I am in Quebec City now and I have $4 in Canadian. Since paypal has limited access to my account, I have no options but to get across Canada and down the west coast with the $4 I have. I’m not exactly outfitted for a long backpacking and hitchhiking trip. Since I have had to overdraw my other bank accounts, I have no access to overdraft money and I also have no credit cards.
I just got off the phone with a woman at Paypal who told me they will lift the limitation of my account. This is great but it comes a little too late to help since the $350 I have in paypal is only available to me through electronically transferring it to my $520 overdrawn Central Pacific Bank account. The transfer usually takes 3-5 business days so that still leaves me with $4 Canadian to get across Canada until next Wednesday.

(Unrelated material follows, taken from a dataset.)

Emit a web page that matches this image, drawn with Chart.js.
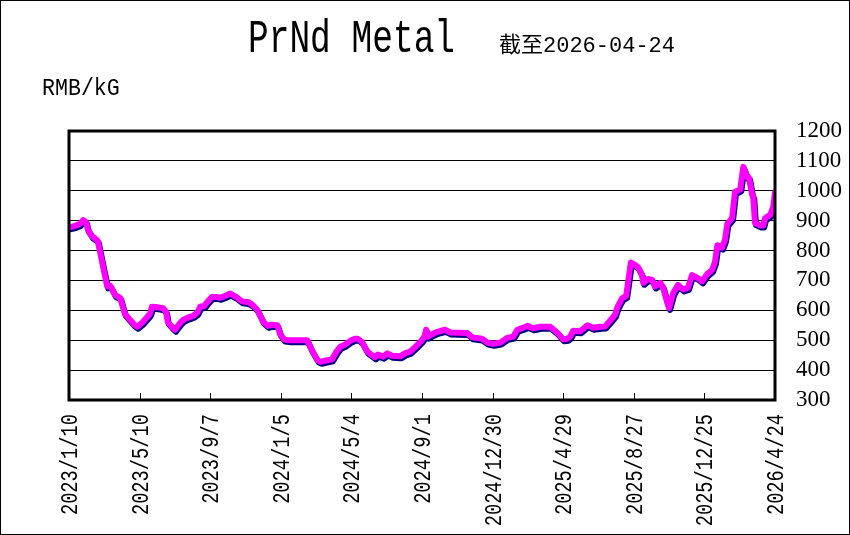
<!DOCTYPE html>
<html>
<head>
<meta charset="utf-8">
<script src="https://cdn.jsdelivr.net/npm/chart.js@4.4.1/dist/chart.umd.min.js"></script>
<style>
  html, body { margin: 0; padding: 0; background: #fff; }
  canvas { display: block; }
</style>
</head>
<body>
<canvas id="chart" width="850" height="535"></canvas>
<script>
// PrNd metal price, RMB/kG
const dates = [
  '2023-01-10','2023-01-20','2023-01-29','2023-02-03','2023-02-08','2023-02-11','2023-02-18','2023-02-25','2023-02-28',
  '2023-03-09','2023-03-16','2023-03-21','2023-03-24','2023-03-29','2023-04-07','2023-04-15','2023-04-24',
  '2023-05-01','2023-05-06','2023-05-14','2023-05-24','2023-05-28','2023-05-31','2023-06-10','2023-06-19','2023-06-24','2023-06-27',
  '2023-07-04','2023-07-09','2023-07-18','2023-07-23','2023-07-30','2023-08-09','2023-08-16','2023-08-21','2023-08-28',
  '2023-09-02','2023-09-10','2023-09-17','2023-09-24','2023-10-02','2023-10-11','2023-10-21','2023-10-31',
  '2023-11-10','2023-11-17','2023-11-26','2023-12-06','2023-12-14','2023-12-21','2023-12-30',
  '2024-01-04','2024-01-11','2024-01-21','2024-02-07','2024-02-19','2024-02-24','2024-02-29','2024-03-08','2024-03-13','2024-03-22',
  '2024-04-01','2024-04-08','2024-04-15','2024-04-23','2024-05-02','2024-05-10','2024-05-15','2024-05-22','2024-05-31',
  '2024-06-08','2024-06-13','2024-06-18','2024-06-27','2024-07-04','2024-07-12','2024-07-26','2024-08-03','2024-08-12','2024-08-24',
  '2024-09-01','2024-09-05','2024-09-08','2024-09-11','2024-09-18','2024-09-27','2024-10-10','2024-10-19',
  '2024-11-01','2024-11-17','2024-11-25','2024-12-05','2024-12-12','2024-12-21','2024-12-31',
  '2025-01-12','2025-01-24','2025-02-03','2025-02-10','2025-02-20','2025-02-27','2025-03-09','2025-03-21','2025-03-31',
  '2025-04-07','2025-04-19','2025-04-29','2025-05-06','2025-05-11','2025-05-16','2025-05-28','2025-06-09','2025-06-19',
  '2025-07-01','2025-07-09','2025-07-18','2025-07-26','2025-07-30','2025-08-07','2025-08-14','2025-08-17','2025-08-22','2025-08-29',
  '2025-09-03','2025-09-10','2025-09-12','2025-09-20','2025-09-27','2025-10-02','2025-10-11','2025-10-16','2025-10-23','2025-10-26',
  '2025-11-02','2025-11-10','2025-11-19','2025-11-27','2025-12-04','2025-12-14','2025-12-21','2025-12-30',
  '2026-01-07','2026-01-12','2026-01-16','2026-01-24','2026-01-29','2026-02-02','2026-02-10','2026-02-15','2026-02-24',
  '2026-03-01','2026-03-08','2026-03-11','2026-03-16','2026-03-18','2026-03-21','2026-03-30',
  '2026-04-04','2026-04-07','2026-04-16','2026-04-21','2026-04-24'
];

const prices = [
  878, 882, 890, 902, 895, 870, 848, 838, 832,
  745, 680, 682, 672, 652, 642, 588, 568,
  552, 545, 558, 580, 590, 612, 610, 607, 595, 560,
  545, 535, 558, 568, 575, 582, 592, 612, 615,
  628, 645, 645, 642, 648, 656, 645, 630,
  628, 620, 602, 562, 548, 552, 550,
  520, 502, 500, 500, 500, 478, 458, 432, 428, 432,
  436, 460, 478, 485, 498, 505, 505, 494, 462,
  450, 443, 452, 445, 456, 448, 446, 456, 462, 484,
  500, 512, 535, 512, 520, 528, 535, 526,
  525, 524, 510, 507, 505, 492, 488,
  492, 508, 512, 535, 542, 548, 540, 545, 545,
  545, 525, 503, 505, 512, 532, 530, 550, 542,
  545, 546, 566, 585, 610, 640, 648, 690, 760, 752,
  745, 718, 692, 705, 702, 680, 692, 676, 625, 608,
  658, 685, 670, 675, 718, 708, 697, 722,
  735, 762, 818, 810, 836, 890, 908, 996, 1005,
  1080, 1045, 1043, 988, 980, 892, 884,
  884, 908, 920, 946, 995
];

const xTickLabels = ['2023/1/10', '2023/5/10', '2023/9/7', '2024/1/5', '2024/5/4', '2024/9/1',
  '2024/12/30', '2025/4/29', '2025/8/27', '2025/12/25', '2026/4/24'];
const yMin = 300;
const yMax = 1200;

const titleText = 'PrNd Metal';
const subTitleText = '截至2026-04-24';
const unitText = 'RMB/kG';

const start = Date.UTC(2023, 0, 10);
function dayOf(s) {
  const [y, m, d] = s.split('-').map(Number);
  return Math.round((Date.UTC(y, m - 1, d) - start) / 86400000);
}
const points = dates.map((d, i) => ({ x: dayOf(d), y: prices[i] }));
const lastDay = dayOf(dates[dates.length - 1]);

// draw text squeezed horizontally (the original uses a narrow font)
function narrowText(ctx, text, x, y, font, sx) {
  ctx.save();
  ctx.translate(x, y);
  ctx.scale(sx, 1);
  ctx.font = font;
  ctx.fillStyle = '#000';
  ctx.textBaseline = 'alphabetic';
  ctx.textAlign = 'left';
  ctx.fillText(text, 0, 0);
  ctx.restore();
}

const shadowLine = {
  id: 'shadowLine',
  beforeDatasetDraw(chart) {
    const ctx = chart.ctx;
    ctx.save();
    ctx.shadowColor = '#000080';
    ctx.shadowOffsetX = 1;
    ctx.shadowOffsetY = 2;
    ctx.shadowBlur = 0;
  },
  afterDatasetDraw(chart) {
    chart.ctx.restore();
  }
};

const decorations = {
  id: 'decorations',
  afterDraw(chart) {
    const ctx = chart.ctx;
    const area = chart.chartArea;
    const xs = chart.scales.x;

    // plot frame
    ctx.save();
    ctx.strokeStyle = '#000';
    ctx.lineWidth = 3;
    ctx.strokeRect(area.left, area.top, area.right - area.left, area.bottom - area.top);

    // inner tick marks + rotated date labels
    ctx.lineWidth = 1;
    xs.ticks.forEach((t, i) => {
      const px = Math.round(xs.getPixelForValue(t.value)) + 0.5;
      ctx.beginPath();
      ctx.moveTo(px, area.bottom);
      ctx.lineTo(px, area.bottom - 7);
      ctx.stroke();

      ctx.save();
      ctx.translate(px + 1, area.bottom + 14);
      ctx.rotate(-Math.PI / 2);
      ctx.scale(0.78, 1);
      ctx.font = '24px "Liberation Mono"';
      ctx.fillStyle = '#000';
      ctx.textAlign = 'right';
      ctx.textBaseline = 'middle';
      ctx.fillText(xTickLabels[i] || '', 0, 0);
      ctx.restore();
    });

    // outer border of the picture
    ctx.strokeRect(0.5, 0.5, chart.width - 1, chart.height - 1);
    ctx.restore();

    narrowText(ctx, titleText, 248, 52, '46px "Liberation Mono"', 0.75);
    narrowText(ctx, subTitleText, 499, 52, '22px "Liberation Mono", "Noto Sans CJK SC"', 1);
    narrowText(ctx, unitText, 42, 95, '24px "Liberation Mono"', 0.9);
  }
};

new Chart(document.getElementById('chart'), {
  type: 'line',
  data: {
    datasets: [{
      data: points,
      borderColor: '#ff00ff',
      borderWidth: 6,
      borderJoinStyle: 'round',
      borderCapStyle: 'round',
      pointRadius: 0,
      tension: 0,
      fill: false
    }]
  },
  options: {
    responsive: false,
    animation: false,
    layout: { padding: { left: 69, top: 131, right: 0, bottom: 0 } },
    plugins: {
      legend: { display: false },
      title: { display: false },
      tooltip: { enabled: false }
    },
    scales: {
      x: {
        type: 'linear',
        min: 0,
        max: lastDay,
        grid: { display: false },
        border: { display: false },
        ticks: { display: false, stepSize: 120 },
        afterFit(scale) { scale.height = 135; }
      },
      y: {
        position: 'right',
        min: yMin,
        max: yMax,
        grid: { color: '#000', lineWidth: 1, drawTicks: false },
        border: { display: false },
        ticks: {
          stepSize: 100,
          autoSkip: false,
          padding: 21,
          color: '#000',
          font: { family: '"Liberation Serif"', size: 23 },
          callback: v => String(v)
        },
        afterFit(scale) { scale.width = 75; }
      }
    }
  },
  plugins: [shadowLine, decorations]
});
</script>
</body>
</html>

The reason my CPB account is overdrawn is because of nearly $200 in fees and expenses I’ve incurred as a result of paypal restricting my account. My account was restricted because I accessed it from many different locations and they became concerned, despite the fact I’d told them I would be in those locations. They have asked me to enter pin numbers, fax them my passport, send utility bills (while I was in Morocco!) and more. I’ve managed to do nearly everything, but still, here I am.
UPDATE: It turns out that Danielle was simply lying. Instead of lifting the limitations, she actually placed new requirements on my account. I had to call back and go through the whole process again with another Paypal supervisor named Jessica who worked with me (not easy given my level of frustration) and after an hour on the phone managed to get my limitations lifted. So in 3-5 days I will only be $180 in the hole with my CPB account.
The problem is that Paypal is almost completely automated and as such makes limitations based on data without considering the human factor or taking into account situations where, like me, a person is almost constantly on the go. Furthermore, as a corporation they have created policies that are rigid and don’t take human considerations into account. This is the world we are living in and it is becoming more like this every day, so I ask you to consider:
What happens when the bank’s computers decide that you may not be you? I sent my passport, answered security questions, confirmed my personal bank account that is connected with paypal, had multiple phone conversations, and reset my passwords and still it wasn’t enough to prove to the computers and the policies that I am me and not someone pretending to be me. To get past all of that, it took a human being who was willing to duck and dodge through the bureaucratic quagmire of the computer and the policies.
Should we trust the computers that have our money? It’s essentially a matter of we are giving hours of our lives to computers that may decide they are not ours at all.